Below is a block of records; return all of them exactly, but without the images.

··· Source data ···

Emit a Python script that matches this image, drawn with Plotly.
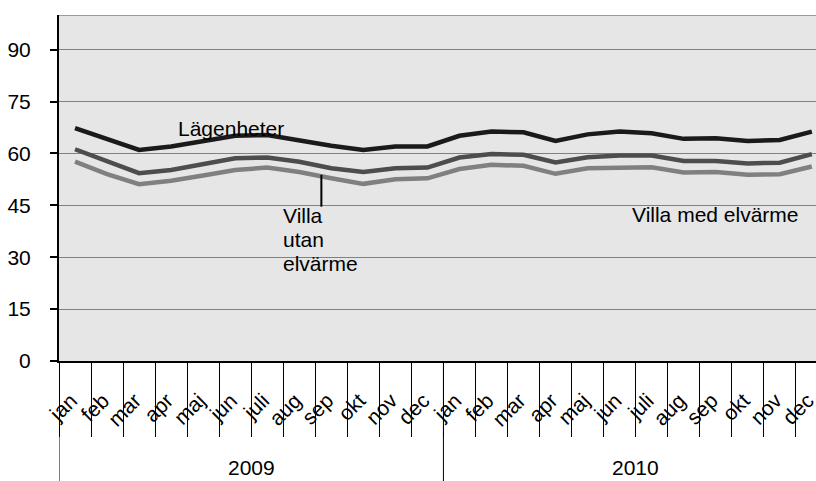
import plotly.graph_objects as go

# data
years = ["2009", "2010"]
months = ["jan", "feb", "mar", "apr", "maj", "jun", "juli", "aug", "sep", "okt", "nov", "dec"]

lagenheter = [67.3, 64.2, 61.0, 62.0, 63.4, 65.1, 65.3, 63.6, 62.2, 61.0, 62.0, 62.0,
              65.1, 66.3, 66.1, 63.6, 65.5, 66.3, 65.8, 64.2, 64.4, 63.6, 63.9, 66.3]
villa_med = [61.2, 57.6, 54.3, 55.2, 56.9, 58.6, 58.8, 57.6, 55.7, 54.6, 55.7, 55.9,
             58.8, 59.8, 59.6, 57.4, 58.9, 59.4, 59.4, 57.8, 57.8, 57.1, 57.3, 59.8]
villa_utan = [57.6, 54.0, 51.1, 52.1, 53.6, 55.2, 55.9, 54.6, 52.8, 51.2, 52.5, 52.8,
              55.5, 56.7, 56.4, 54.1, 55.7, 56.0, 56.0, 54.5, 54.6, 53.8, 54.0, 56.2]

labels = months * len(years)
x = list(range(len(labels)))

FONT = "Liberation Sans, Arial, sans-serif"

fig = go.Figure()
for name, vals, color in [
    ("Villa utan elvärme", villa_utan, "#808080"),
    ("Villa med elvärme", villa_med, "#4d4d4d"),
    ("Lägenheter", lagenheter, "#1a1a1a"),
]:
    fig.add_trace(go.Scatter(x=x, y=vals, name=name, mode="lines",
                             line=dict(color=color, width=4.5)))

fig.update_layout(
    width=816, height=481,
    margin=dict(l=59, r=0, t=15, b=120),
    plot_bgcolor="#e6e6e6",
    paper_bgcolor="white",
    showlegend=False,
    font=dict(family=FONT, size=21, color="black"),
)

fig.update_yaxes(
    range=[0, 100], tickvals=[0, 15, 30, 45, 60, 75, 90],
    showgrid=True, gridcolor="#808080", gridwidth=1,
    zeroline=False, showline=True, linecolor="black", linewidth=2,
    ticks="outside", ticklen=7, tickcolor="black", tickwidth=1.5,
    ticklabelstandoff=15, automargin=False,
)

fig.update_xaxes(
    range=[-0.5, 23.13], tickvals=x, ticktext=labels, tickangle=-45,
    showgrid=False, zeroline=False, showline=True, linecolor="black", linewidth=2,
    ticks="", ticklabelstandoff=17, ticklabelshift=-4,
    automargin=False, ticklabeloverflow="allow",
    minor=dict(tickmode="array", tickvals=[i - 0.5 for i in range(len(labels) + 1)],
               ticks="outside", ticklen=74, tickcolor="black", tickwidth=1),
)

# top border of plot area
fig.add_shape(type="line", xref="paper", yref="y", x0=0, x1=1, y0=100, y1=100,
              line=dict(color="#808080", width=1.5))

# year separators reaching down to the year row
for b in [-0.5, 11.5]:
    fig.add_shape(type="line", xref="x", yref="paper", x0=b, x1=b, y0=0, y1=-0.36,
                  line=dict(color="black", width=1))

# year labels
for i, yr in enumerate(years):
    fig.add_annotation(x=i * 12 + 5.5, y=-0.308, xref="x", yref="paper", text=yr,
                       showarrow=False, yanchor="middle", font=dict(size=21))

# series labels
fig.add_annotation(x=3.14, y=67.2, xref="x", yref="y", text="Lägenheter",
                   showarrow=False, xanchor="left", yanchor="middle")
for j, word in enumerate(["Villa", "utan", "elvärme"]):
    fig.add_annotation(x=6.42, y=42.0 - j * 6.95, xref="x", yref="y", text=word,
                       showarrow=False, xanchor="left", yanchor="middle")
fig.add_shape(type="line", xref="x", yref="y", x0=7.69, x1=7.69, y0=53.8, y1=44.6,
              line=dict(color="black", width=2))
fig.add_annotation(x=17.33, y=42.2, xref="x", yref="y", text="Villa med elvärme",
                   showarrow=False, xanchor="left", yanchor="middle")

# the page's default body margin would shift the figure by 8px
fig.write_html("out.html", config={"displayModeBar": False},
               post_script="document.body.style.margin='0';")
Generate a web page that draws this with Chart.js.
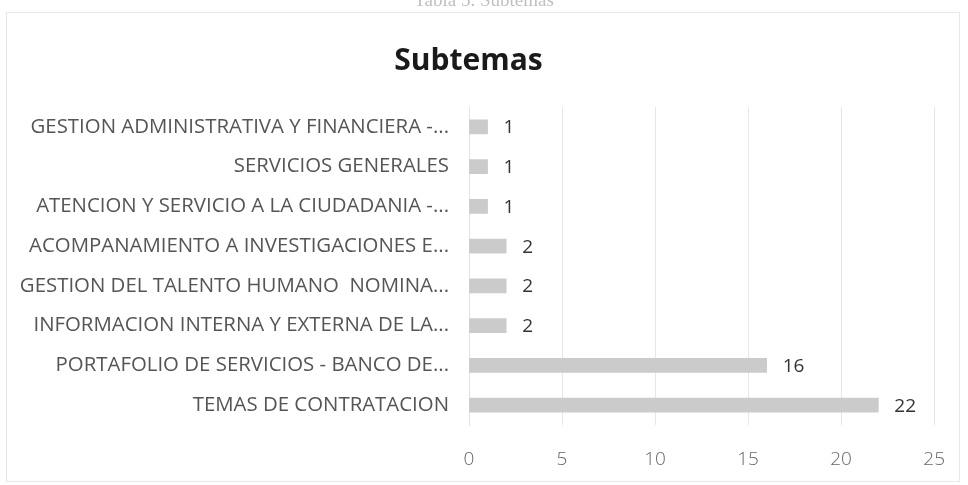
<!DOCTYPE html>
<html>
<head>
<meta charset="utf-8">
<script src="https://cdn.jsdelivr.net/npm/chart.js@4/dist/chart.umd.min.js"></script>
<style>
  html, body { margin: 0; padding: 0; background: #fff; }
  #wrap { position: relative; width: 968px; height: 485px; overflow: hidden; }
  #bleed {
    position: absolute; top: -11px; left: 0; width: 968px; text-align: center;
    font-family: "Liberation Serif", serif; font-size: 19px; color: #c0c0c0;
  }
</style>
</head>
<body>
<div id="wrap">
  <canvas id="chart" width="968" height="485"></canvas>
  <div id="bleed">Tabla 5. Subtemas</div>
</div>
<script>
const title = "Subtemas"

const categories = [
    "GESTION ADMINISTRATIVA Y FINANCIERA -...",
    "SERVICIOS GENERALES",
    "ATENCION Y SERVICIO A LA CIUDADANIA -...",
    "ACOMPANAMIENTO A INVESTIGACIONES E...",
    "GESTION DEL TALENTO HUMANO  NOMINA...",
    "INFORMACION INTERNA Y EXTERNA DE LA...",
    "PORTAFOLIO DE SERVICIOS - BANCO DE...",
    "TEMAS DE CONTRATACION",
]

const values = [1, 1, 1, 2, 2, 2, 16, 22]

const xMin = 0
const xMax = 25
const xStep = 5

// value labels at the end of each bar
const barValues = {
    id: "barValues",
    afterDatasetsDraw(chart) {
        const c = chart.ctx
        c.save()
        c.font = "400 19px 'Open Sans'"
        c.fillStyle = "#333"
        c.textAlign = "left"
        c.textBaseline = "middle"
        chart.getDatasetMeta(0).data.forEach((bar, i) => {
            c.fillText(values[i], bar.x + 16, bar.y + 1)
        })
        c.restore()
    }
}

// faint outline of the chart box
const frame = {
    id: "frame",
    beforeDraw(chart) {
        const c = chart.ctx
        c.save()
        c.strokeStyle = "#e8e8e8"
        c.lineWidth = 1
        c.strokeRect(6.5, 12.5, 953, 469)
        c.restore()
    }
}

new Chart(document.querySelector("#chart"), {
    type: "bar",
    data: {
        labels: categories,
        datasets: [{
            data: values,
            backgroundColor: "#cbcbcb",
            borderWidth: 0,
            barThickness: 14,
        }]
    },
    options: {
        indexAxis: "y",
        responsive: false,
        animation: false,
        layout: {
            padding: {left: 0, right: 31, top: 0, bottom: 18}
        },
        scales: {
            x: {
                min: xMin,
                max: xMax,
                afterFit: (scale) => { scale.height = 42 },
                ticks: {
                    stepSize: xStep,
                    padding: 23,
                    color: "#666",
                    font: {family: "Open Sans", size: 19, weight: 300}
                },
                grid: {
                    color: "#e6e6e6",
                    drawTicks: false
                },
                border: {display: false}
            },
            y: {
                afterFit: (scale) => { scale.width = 469 },
                ticks: {
                    padding: 20,
                    color: "#555",
                    font: {family: "Open Sans", size: 20.4, weight: 400}
                },
                grid: {display: false, drawTicks: false},
                border: {display: true, color: "#e2e2e2"}
            }
        },
        plugins: {
            legend: {display: false},
            tooltip: {enabled: false},
            title: {
                display: true,
                text: title,
                color: "#1a1a1a",
                font: {family: "Open Sans", size: 30, weight: "bold"},
                padding: {top: 43, bottom: 28}
            }
        }
    },
    plugins: [frame, barValues]
})
</script>
</body>
</html>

···

## Task response
Emit a Python script that matches this image, drawn with Plotly.
import plotly.graph_objects as go

# data
years = ["2009", "2010"]
months = ["jan", "feb", "mar", "apr", "maj", "jun", "juli", "aug", "sep", "okt", "nov", "dec"]

lagenheter = [67.3, 64.2, 61.0, 62.0, 63.4, 65.1, 65.3, 63.6, 62.2, 61.0, 62.0, 62.0,
              65.1, 66.3, 66.1, 63.6, 65.5, 66.3, 65.8, 64.2, 64.4, 63.6, 63.9, 66.3]
villa_med = [61.2, 57.6, 54.3, 55.2, 56.9, 58.6, 58.8, 57.6, 55.7, 54.6, 55.7, 55.9,
             58.8, 59.8, 59.6, 57.4, 58.9, 59.4, 59.4, 57.8, 57.8, 57.1, 57.3, 59.8]
villa_utan = [57.6, 54.0, 51.1, 52.1, 53.6, 55.2, 55.9, 54.6, 52.8, 51.2, 52.5, 52.8,
              55.5, 56.7, 56.4, 54.1, 55.7, 56.0, 56.0, 54.5, 54.6, 53.8, 54.0, 56.2]

labels = months * len(years)
x = list(range(len(labels)))

FONT = "Liberation Sans, Arial, sans-serif"

fig = go.Figure()
for name, vals, color in [
    ("Villa utan elvärme", villa_utan, "#808080"),
    ("Villa med elvärme", villa_med, "#4d4d4d"),
    ("Lägenheter", lagenheter, "#1a1a1a"),
]:
    fig.add_trace(go.Scatter(x=x, y=vals, name=name, mode="lines",
                             line=dict(color=color, width=4.5)))

fig.update_layout(
    width=816, height=481,
    margin=dict(l=59, r=0, t=15, b=120),
    plot_bgcolor="#e6e6e6",
    paper_bgcolor="white",
    showlegend=False,
    font=dict(family=FONT, size=21, color="black"),
)

fig.update_yaxes(
    range=[0, 100], tickvals=[0, 15, 30, 45, 60, 75, 90],
    showgrid=True, gridcolor="#808080", gridwidth=1,
    zeroline=False, showline=True, linecolor="black", linewidth=2,
    ticks="outside", ticklen=7, tickcolor="black", tickwidth=1.5,
    ticklabelstandoff=15, automargin=False,
)

fig.update_xaxes(
    range=[-0.5, 23.13], tickvals=x, ticktext=labels, tickangle=-45,
    showgrid=False, zeroline=False, showline=True, linecolor="black", linewidth=2,
    ticks="", ticklabelstandoff=17, ticklabelshift=-4,
    automargin=False, ticklabeloverflow="allow",
    minor=dict(tickmode="array", tickvals=[i - 0.5 for i in range(len(labels) + 1)],
               ticks="outside", ticklen=74, tickcolor="black", tickwidth=1),
)

# top border of plot area
fig.add_shape(type="line", xref="paper", yref="y", x0=0, x1=1, y0=100, y1=100,
              line=dict(color="#808080", width=1.5))

# year separators reaching down to the year row
for b in [-0.5, 11.5]:
    fig.add_shape(type="line", xref="x", yref="paper", x0=b, x1=b, y0=0, y1=-0.36,
                  line=dict(color="black", width=1))

# year labels
for i, yr in enumerate(years):
    fig.add_annotation(x=i * 12 + 5.5, y=-0.308, xref="x", yref="paper", text=yr,
                       showarrow=False, yanchor="middle", font=dict(size=21))

# series labels
fig.add_annotation(x=3.14, y=67.2, xref="x", yref="y", text="Lägenheter",
                   showarrow=False, xanchor="left", yanchor="middle")
for j, word in enumerate(["Villa", "utan", "elvärme"]):
    fig.add_annotation(x=6.42, y=42.0 - j * 6.95, xref="x", yref="y", text=word,
                       showarrow=False, xanchor="left", yanchor="middle")
fig.add_shape(type="line", xref="x", yref="y", x0=7.69, x1=7.69, y0=53.8, y1=44.6,
              line=dict(color="black", width=2))
fig.add_annotation(x=17.33, y=42.2, xref="x", yref="y", text="Villa med elvärme",
                   showarrow=False, xanchor="left", yanchor="middle")

# the page's default body margin would shift the figure by 8px
fig.write_html("out.html", config={"displayModeBar": False},
               post_script="document.body.style.margin='0';")
Generate a web page that draws this with Chart.js.
<!DOCTYPE html>
<html>
<head>
<meta charset="utf-8">
<script src="https://cdn.jsdelivr.net/npm/chart.js@4/dist/chart.umd.min.js"></script>
<style>
  html, body { margin: 0; padding: 0; background: #fff; }
  #wrap { position: relative; width: 968px; height: 485px; overflow: hidden; }
  #bleed {
    position: absolute; top: -11px; left: 0; width: 968px; text-align: center;
    font-family: "Liberation Serif", serif; font-size: 19px; color: #c0c0c0;
  }
</style>
</head>
<body>
<div id="wrap">
  <canvas id="chart" width="968" height="485"></canvas>
  <div id="bleed">Tabla 5. Subtemas</div>
</div>
<script>
const title = "Subtemas"

const categories = [
    "GESTION ADMINISTRATIVA Y FINANCIERA -...",
    "SERVICIOS GENERALES",
    "ATENCION Y SERVICIO A LA CIUDADANIA -...",
    "ACOMPANAMIENTO A INVESTIGACIONES E...",
    "GESTION DEL TALENTO HUMANO  NOMINA...",
    "INFORMACION INTERNA Y EXTERNA DE LA...",
    "PORTAFOLIO DE SERVICIOS - BANCO DE...",
    "TEMAS DE CONTRATACION",
]

const values = [1, 1, 1, 2, 2, 2, 16, 22]

const xMin = 0
const xMax = 25
const xStep = 5

// value labels at the end of each bar
const barValues = {
    id: "barValues",
    afterDatasetsDraw(chart) {
        const c = chart.ctx
        c.save()
        c.font = "400 19px 'Open Sans'"
        c.fillStyle = "#333"
        c.textAlign = "left"
        c.textBaseline = "middle"
        chart.getDatasetMeta(0).data.forEach((bar, i) => {
            c.fillText(values[i], bar.x + 16, bar.y + 1)
        })
        c.restore()
    }
}

// faint outline of the chart box
const frame = {
    id: "frame",
    beforeDraw(chart) {
        const c = chart.ctx
        c.save()
        c.strokeStyle = "#e8e8e8"
        c.lineWidth = 1
        c.strokeRect(6.5, 12.5, 953, 469)
        c.restore()
    }
}

new Chart(document.querySelector("#chart"), {
    type: "bar",
    data: {
        labels: categories,
        datasets: [{
            data: values,
            backgroundColor: "#cbcbcb",
            borderWidth: 0,
            barThickness: 14,
        }]
    },
    options: {
        indexAxis: "y",
        responsive: false,
        animation: false,
        layout: {
            padding: {left: 0, right: 31, top: 0, bottom: 18}
        },
        scales: {
            x: {
                min: xMin,
                max: xMax,
                afterFit: (scale) => { scale.height = 42 },
                ticks: {
                    stepSize: xStep,
                    padding: 23,
                    color: "#666",
                    font: {family: "Open Sans", size: 19, weight: 300}
                },
                grid: {
                    color: "#e6e6e6",
                    drawTicks: false
                },
                border: {display: false}
            },
            y: {
                afterFit: (scale) => { scale.width = 469 },
                ticks: {
                    padding: 20,
                    color: "#555",
                    font: {family: "Open Sans", size: 20.4, weight: 400}
                },
                grid: {display: false, drawTicks: false},
                border: {display: true, color: "#e2e2e2"}
            }
        },
        plugins: {
            legend: {display: false},
            tooltip: {enabled: false},
            title: {
                display: true,
                text: title,
                color: "#1a1a1a",
                font: {family: "Open Sans", size: 30, weight: "bold"},
                padding: {top: 43, bottom: 28}
            }
        }
    },
    plugins: [frame, barValues]
})
</script>
</body>
</html>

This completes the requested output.